Hello all! I’m doing some experiments for my bachelor’s thesis. The question is pretty straightforward: I need to embed some floating values into a 1024 vector and concat it with other embedded vectors (those are the usual result of the embedding of tokens). How can I do that?
Long story short
I’m finetuning a sentence embedder with normal token embeddings and some floating values (a float between 0 and 30). I’m struggling to find a way to propely encode a float into a 1024 vector (model’s hidden size). Right now, my approach has been:
embed all the tokens to get the list of token embeddings (thus creating a tensor of size n_tokens, 1024). For every float, create a tensor with all zeros except for the last element, so each float creates a tensor of [0, 0… f] where shape is (1, 1024) and the last element is the normalized floating number (between 0 and 1). I used this approach because the euclidean distance between floating point vectors with all zeros except the last one should be the same as the distance of the same floating numbers. After that, I manually concat the tokens (token embedded tensors and floating embedded tensors, as described above) placing them where I need, and finally I use the complete embedded tensor as the transformer input.
The transformer should then compute them, create positional embeddings etc.
This approach does not actually produce errors during training and evaluation.
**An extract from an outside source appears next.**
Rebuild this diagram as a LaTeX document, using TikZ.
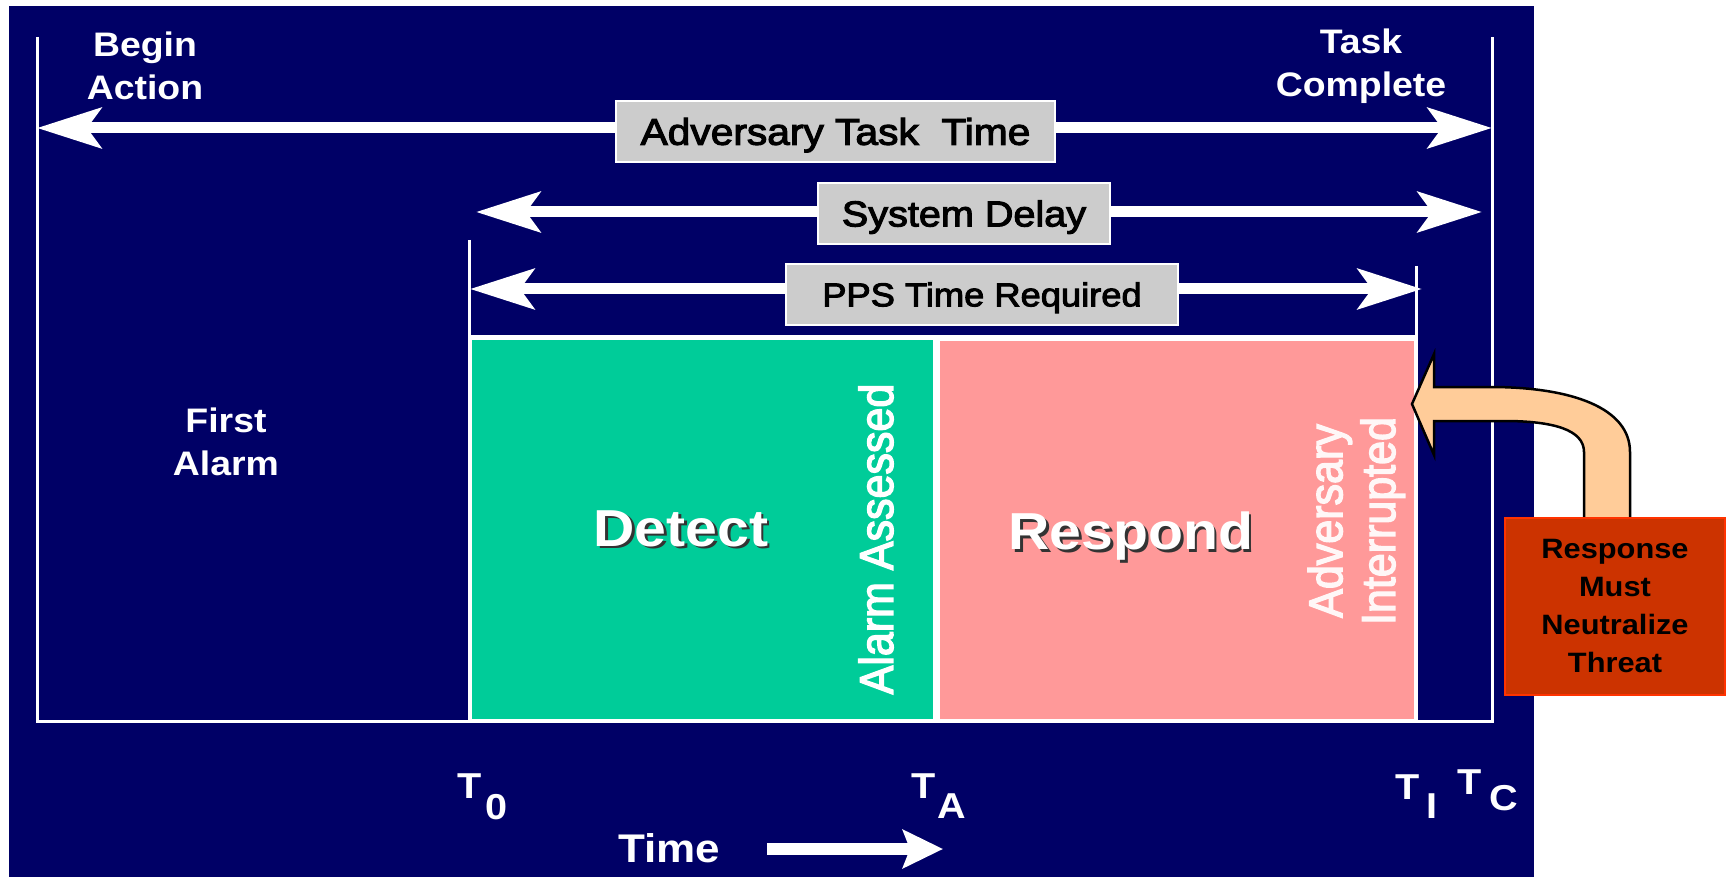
\documentclass[tikz,border=0pt]{standalone}
\usepackage{fontspec}
\usepackage{graphicx}
\setmainfont{Liberation Sans}[FakeStretch=1.1]
\newfontfamily\plainface{Liberation Sans}[FakeBold=3]
\newfontfamily\tagface{Liberation Sans}[FakeStretch=1.1, FakeBold=3]
\usetikzlibrary{arrows.meta}

\definecolor{navy}{RGB}{0,0,102}
\definecolor{detectgreen}{RGB}{0,204,153}
\definecolor{respondpink}{RGB}{255,153,153}
\definecolor{tagfill}{RGB}{204,204,204}
\definecolor{threatred}{RGB}{204,51,0}
\definecolor{threatedge}{RGB}{255,51,0}
\definecolor{peach}{RGB}{255,204,153}

% font size / baseline skip in pt
\newcommand{\fsz}[2]{\fontsize{#1}{#2}\selectfont}
% white lettering with a dark drop shadow
\newcommand{\shadowed}[1]{\makebox[0pt][l]{\hspace{2.5pt}\raisebox{-2.5pt}{\textcolor{black!80}{#1}}}#1}
% time mark: T, kern, drop, subscript letter
\newcommand{\tsub}[3]{T\kern#1pt\raisebox{-#2pt}{#3}}

\begin{document}
\begin{tikzpicture}[x=1pt, y=-1pt,
  bigtip/.tip={Stealth[length=64pt,width=40pt,inset=14pt]},
  smalltip/.tip={Stealth[length=40pt,width=38pt,inset=7pt]},
  spanarrow/.style={draw=white, line width=11pt, bigtip-bigtip},
  outline/.style={draw=white, line width=3pt},
  timetag/.style={draw=white, line width=2pt, fill=tagfill, text=black,
    inner sep=0pt, text depth=0pt, minimum height=61pt},
  phasebox/.style={inner sep=0pt, draw=none},
  heading/.style={text=white, font=\fsz{34}{42.5}\bfseries, align=center,
    inner sep=0pt, anchor=north},
  phaselabel/.style={text=white, font=\fsz{52}{60}\bfseries, inner sep=0pt,
    text height=37.2pt, text depth=0pt},
  eventlabel/.style={text=white, font=\plainface\fsz{43}{48}, inner sep=0pt, rotate=90},
  tlabel/.style={text=white, font=\fsz{36}{40}\bfseries, inner sep=0pt, anchor=base west},
]
\useasboundingbox (0,0) rectangle (1735,877);
\fill[white] (0,0) rectangle (1735,877);
\fill[navy] (9,6) rectangle (1534,877);

% frame of the whole task
\coordinate (beginTop) at (37,37);
\coordinate (beginFoot) at (37,721);
\coordinate (endTop) at (1492,37);
\coordinate (endFoot) at (1492,721);
\draw[outline] (beginTop) -- (beginFoot) -- (endFoot) -- (endTop);

% detection / response band
\coordinate (startTop) at (469,240);
\coordinate (startFoot) at (469,721);
\coordinate (stopTop) at (1416,266);
\coordinate (stopFoot) at (1416,721);
\coordinate (bandL) at (469,337);
\coordinate (bandR) at (1416,337);
\fill[white] (bandL) rectangle (stopFoot);
\draw[outline] (startTop) -- (startFoot);
\draw[outline] (stopTop) -- (stopFoot);
\draw[outline] (bandL) -- (bandR);

\node[phasebox, fill=detectgreen, minimum width=461pt, minimum height=379pt] (detect) at (702.5,529.5) {};
\node[phasebox, fill=respondpink, minimum width=474pt, minimum height=378pt] (respond) at (1177,530) {};

% interval arrows
\coordinate (attL) at (37,128);
\coordinate (attR) at (1492,128);
\coordinate (sdL) at (476,212);
\coordinate (sdR) at (1482,212);
\coordinate (ppsL) at (470,289);
\coordinate (ppsR) at (1422,289);
\draw[spanarrow] (attL) -- (attR);
\draw[spanarrow] (sdL) -- (sdR);
\draw[spanarrow] (ppsL) -- (ppsR);

\node[timetag, minimum width=439pt, font=\tagface\fsz{37}{44}, text height=26.5pt] (att) at (835.5,131.5) {Adversary Task\ \ Time};
\node[timetag, minimum width=292pt, font=\tagface\fsz{36}{44}, text height=25.8pt] (sd) at (964,213.5) {System Delay};
\node[timetag, minimum width=392pt, font=\tagface\fsz{33}{40}, text height=23.6pt] (pps) at (982,294.5) {PPS Time Required};

% headings
\node[heading] (begin) at (145,32) {Begin\\Action};
\node[heading] (complete) at (1361,29) {Task\\Complete};
\node[heading] (first) at (226,408) {First\\Alarm};

% phase names
\node[phaselabel] (detectword) at (681,527.5) {\shadowed{Detect}};
\node[phaselabel] (respondword) at (1131,531) {\shadowed{Respond}};

% events
\node[eventlabel] (assessed) at (876,539) {\scalebox{1}[1.1]{Alarm Assessed}};
\node[eventlabel, text=white!92!respondpink] (interrupted) at (1358,521) {\scalebox{1}[1.1]{\begin{tabular}{@{}c@{}}Adversary\\Interrupted\end{tabular}}};

% time marks
\node[tlabel] (t0) at (457,798) {\tsub{4}{21}{0}};
\node[tlabel] (ta) at (911,798) {\tsub{2}{20}{A}};
\node[tlabel] (ti) at (1395,799) {\tsub{7}{19}{I}};
\node[tlabel] (tc) at (1457,794) {\tsub{8}{16}{C}};

\node[tlabel, font=\fsz{40}{44}\bfseries] (timeword) at (618,862) {Time};
\coordinate (timeL) at (767,849);
\coordinate (timeR) at (943,849);
\draw[white, line width=12pt, -smalltip] (timeL) -- (timeR);

% block arrow from the response box to the interruption point
\coordinate (interruptTip) at (1412,404);
\draw[fill=peach, draw=black, line width=2.5pt, line join=miter]
  (interruptTip) -- (1434,354) -- (1434,387) -- (1490,387)
  .. controls (1572,387) and (1630,408) .. (1630,452)
  -- (1630,519) -- (1584,519) -- (1584,452)
  .. controls (1584,430) and (1554,421) .. (1504,421)
  -- (1434,421) -- (1434,455) -- cycle;

\node[draw=threatedge, line width=2.5pt, fill=threatred, minimum width=220pt,
  minimum height=177pt, inner sep=0pt, align=center, text=black,
  font=\fsz{28}{38}\bfseries] (threat) at (1615,606.5) {Response\\Must\\Neutralize\\Threat};
\end{tikzpicture}
\end{document}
However, to find out if that system works before starting the long train, I tried to create a POC new transformer model that takes as input 10 floating points embedded like described before (so each one becomes a tensor of size 1, 1024, resulting in a 10, 1024 input tensor) with values between 0.1 and 0.3, sum all the last hidden states, use a linear model at the end that takes the summed 1024 tensor and output a single floating tensor, which should represent the smallest number of the input tokens. I found out that the model is not learning propely to identify the minimum: it stabilizes the error to 0.01 because it outputs values close to 0.11, where the average minimum is. As a loss I simply used the absolute of the difference between the target (minimum of the input) and the output (MSE breaks the model going very low with extremely small outputs). I tried to add a linear layer at the beginning to let the model learn how to encode the single float number into a 1024 vector (so no more manual embedding), and I also tried to fill all the 1024 elements with the floating number. All the solutions I tried simply don’t work and have the same outcome. That’s what I tried so far:
Thanks for the help! I noticed that online many people asked that but nobody actually answered or they were trying to use transformers in wrong ways.